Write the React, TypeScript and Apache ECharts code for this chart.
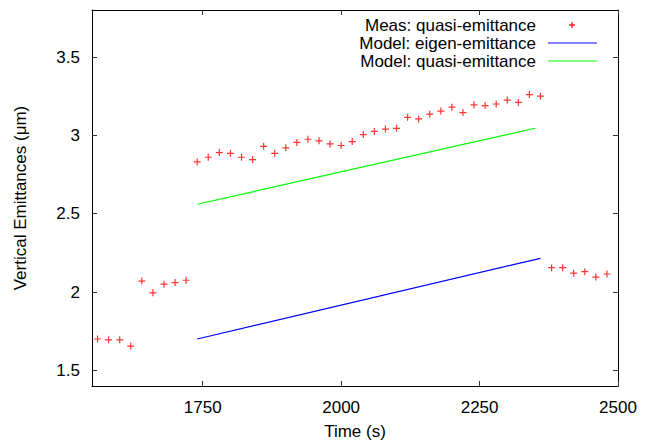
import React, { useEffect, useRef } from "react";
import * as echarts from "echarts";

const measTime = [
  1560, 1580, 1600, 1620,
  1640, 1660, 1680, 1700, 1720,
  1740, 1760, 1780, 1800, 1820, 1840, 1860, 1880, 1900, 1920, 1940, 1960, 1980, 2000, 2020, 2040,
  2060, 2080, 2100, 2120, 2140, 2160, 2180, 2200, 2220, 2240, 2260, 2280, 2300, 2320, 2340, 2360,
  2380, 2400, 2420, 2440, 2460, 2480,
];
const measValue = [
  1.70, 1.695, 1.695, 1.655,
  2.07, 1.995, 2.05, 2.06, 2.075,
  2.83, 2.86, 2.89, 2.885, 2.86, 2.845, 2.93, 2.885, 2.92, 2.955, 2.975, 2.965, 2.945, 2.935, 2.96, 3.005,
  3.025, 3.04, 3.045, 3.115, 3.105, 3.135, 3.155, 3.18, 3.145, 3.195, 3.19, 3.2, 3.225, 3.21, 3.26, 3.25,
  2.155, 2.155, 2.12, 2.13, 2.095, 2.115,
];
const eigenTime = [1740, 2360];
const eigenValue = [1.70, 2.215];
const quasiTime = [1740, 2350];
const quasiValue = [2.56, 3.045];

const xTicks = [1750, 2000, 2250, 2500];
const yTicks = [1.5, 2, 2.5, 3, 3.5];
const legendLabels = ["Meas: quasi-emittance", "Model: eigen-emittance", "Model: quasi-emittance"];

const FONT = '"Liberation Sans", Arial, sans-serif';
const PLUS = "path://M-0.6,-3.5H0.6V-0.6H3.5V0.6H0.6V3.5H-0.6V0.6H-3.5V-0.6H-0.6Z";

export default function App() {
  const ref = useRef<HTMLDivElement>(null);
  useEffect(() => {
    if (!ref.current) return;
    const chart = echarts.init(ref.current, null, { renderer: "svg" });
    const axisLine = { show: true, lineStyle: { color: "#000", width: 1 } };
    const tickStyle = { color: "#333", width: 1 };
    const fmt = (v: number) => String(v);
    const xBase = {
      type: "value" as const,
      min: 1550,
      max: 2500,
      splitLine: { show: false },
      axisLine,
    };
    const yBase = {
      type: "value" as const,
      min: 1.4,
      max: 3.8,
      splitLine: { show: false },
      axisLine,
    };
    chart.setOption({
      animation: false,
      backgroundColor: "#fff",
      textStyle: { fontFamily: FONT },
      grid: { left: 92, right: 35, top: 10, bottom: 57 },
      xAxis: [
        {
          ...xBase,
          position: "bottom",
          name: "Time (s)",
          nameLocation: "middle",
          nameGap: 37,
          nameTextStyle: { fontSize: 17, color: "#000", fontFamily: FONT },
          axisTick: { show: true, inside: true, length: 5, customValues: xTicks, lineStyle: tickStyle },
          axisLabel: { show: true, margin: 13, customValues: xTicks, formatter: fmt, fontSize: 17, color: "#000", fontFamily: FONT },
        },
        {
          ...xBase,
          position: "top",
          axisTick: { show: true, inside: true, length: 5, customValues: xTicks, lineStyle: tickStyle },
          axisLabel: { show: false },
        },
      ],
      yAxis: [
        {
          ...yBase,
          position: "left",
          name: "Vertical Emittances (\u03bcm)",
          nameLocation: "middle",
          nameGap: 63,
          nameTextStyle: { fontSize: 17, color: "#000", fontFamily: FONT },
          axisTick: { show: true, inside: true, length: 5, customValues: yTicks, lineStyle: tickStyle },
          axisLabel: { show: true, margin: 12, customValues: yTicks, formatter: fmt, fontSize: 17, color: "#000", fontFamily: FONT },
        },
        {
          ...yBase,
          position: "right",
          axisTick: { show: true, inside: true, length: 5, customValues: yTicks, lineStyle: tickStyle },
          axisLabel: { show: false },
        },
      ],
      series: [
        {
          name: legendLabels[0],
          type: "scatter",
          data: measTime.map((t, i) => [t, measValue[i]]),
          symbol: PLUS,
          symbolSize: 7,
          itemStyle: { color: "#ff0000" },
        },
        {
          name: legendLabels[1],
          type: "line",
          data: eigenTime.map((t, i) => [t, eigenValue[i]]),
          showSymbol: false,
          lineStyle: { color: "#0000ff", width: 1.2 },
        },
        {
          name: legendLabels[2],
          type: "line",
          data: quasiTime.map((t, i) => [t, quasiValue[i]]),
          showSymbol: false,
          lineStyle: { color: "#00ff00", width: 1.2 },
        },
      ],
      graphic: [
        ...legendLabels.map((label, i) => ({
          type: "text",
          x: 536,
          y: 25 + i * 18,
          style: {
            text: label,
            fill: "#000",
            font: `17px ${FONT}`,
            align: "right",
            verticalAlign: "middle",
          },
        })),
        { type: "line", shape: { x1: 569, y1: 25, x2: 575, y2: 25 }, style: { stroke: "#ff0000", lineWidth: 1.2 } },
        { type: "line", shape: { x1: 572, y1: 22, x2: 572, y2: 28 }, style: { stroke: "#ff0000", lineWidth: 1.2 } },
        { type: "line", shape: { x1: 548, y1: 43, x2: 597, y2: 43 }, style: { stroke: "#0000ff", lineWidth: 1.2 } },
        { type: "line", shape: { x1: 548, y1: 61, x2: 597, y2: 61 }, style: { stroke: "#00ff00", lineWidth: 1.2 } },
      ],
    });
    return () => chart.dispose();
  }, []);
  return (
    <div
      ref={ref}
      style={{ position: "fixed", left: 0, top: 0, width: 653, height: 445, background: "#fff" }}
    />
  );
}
——————
» **STATED EXERCISE**:
Copy exactly the lines running from the beginning of the listing through the line that has "import * as". Drop the pictures.

» **RESULT OF THE EXERCISE**:
Write the React, TypeScript and Apache ECharts code for this chart.
import React, { useEffect, useRef } from "react";
import * as echarts from "echarts";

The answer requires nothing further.